The EU is an organisation that reflects both its long-term
aims, laws and rules and its contemporary politics. As such it is always a
mixture of the left-wing, progressive and right-wing. What is surely of
greatest concern at present is the neoliberal, right-wing dominance of the
eurozone, and the incorporation of neoliberal, anti-Keynesian tenets into
eurozone treaties and agreements. Some leaders, notably EU President Donald
Tusk, have so absorbed a belief in these policies, that any counter-proposals including
Keynesian macro-economic arguments are labelled extremist.

But the UK is not part of the eurozone. And if it is outside
the EU altogether, even if one day under an anti-austerity government, the UK
won’t be able to exert its influence to the benefit of young unemployed in
Greece, Spain, Portugal or Italy, joining up to make the case for changing this
deeply damaging and anti-democratic mantra from within the eurozone. Rather it
would be in a 'fax democracy' position like Norway ie on the receiving end of
EU policies or lacking access to the EU's markets, universities and so on.

The idea that the UK leaving the EU could somehow assist in
promoting anti-austerity across the continent, as Owen Jones argues, is puzzling. How could "the threat of Brexit" help
Syriza and Podemos as Jones suggests, when the UK’s Tory government is utterly
ignored in current eurozone debates (where US pronouncements have clearly been
at least listened to).

If the UK did vote to leave, the chances are high that the
UK's own union would dissolve and an independent Scotland would join the EU,
leaving behind it a not very progressive England as a rather isolated state on
the edge of Europe.

Referenda are blunt tools.
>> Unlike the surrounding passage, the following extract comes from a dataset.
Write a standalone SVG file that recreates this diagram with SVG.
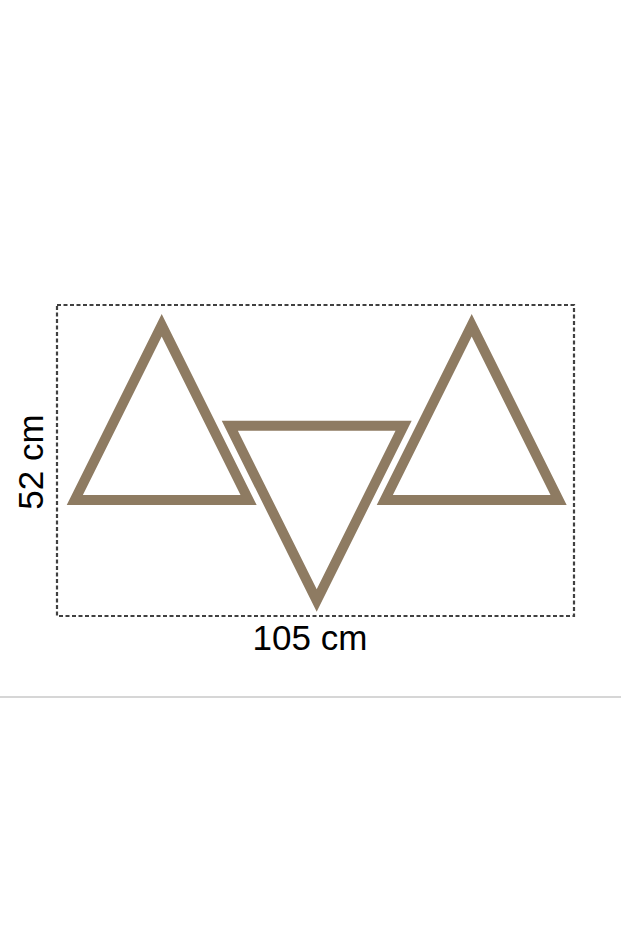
<svg xmlns="http://www.w3.org/2000/svg" width="621" height="931" viewBox="0 0 621 931">
<style>
.tri{fill:none;stroke:#8e7b62;stroke-width:10;stroke-linejoin:miter;stroke-miterlimit:10}
.dim{fill:none;stroke:#404040;stroke-width:2.2;stroke-dasharray:4 2.5}
.lbl{font-family:"Liberation Sans",Arial,sans-serif;font-size:35px;fill:#000}
</style>
<rect width="621" height="931" fill="#fff"/>
<g id="frame">
<rect class="dim" x="57" y="305" width="517" height="311"/>
</g>
<g id="tri-left"><polygon class="tri" points="161.7,325.2 74.8,500 248.6,500"/></g>
<g id="tri-middle"><polygon class="tri" points="229.8,425.7 403.6,425.7 316.7,600.5"/></g>
<g id="tri-right"><polygon class="tri" points="471.7,325.2 384.8,500 558.6,500"/></g>
<g id="labels">
<text class="lbl" x="310" y="650" text-anchor="middle">105 cm</text>
<text class="lbl" transform="translate(43,462) rotate(-90)" text-anchor="middle">52 cm</text>
</g>
<line x1="0" y1="697" x2="621" y2="697" stroke="#c8c8c8" stroke-width="1.5"/>
</svg>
The British population will be
invited next year to vote on whether it wants the UK to stay as a semi-opted out
member of an EU in the midst of a moral, political and economic crisis.

There won't be an option on the voting form for saying the
UK must rebuild its influence, and the EU change direction. That is what
participative democracy has to do. But any progressive economic, political and
foreign policy approach to global and European challenges surely must make the
case for the UK to cooperate with all the other countries in Europe. And the
ability of the UK to do that outside of the EU is close to zero.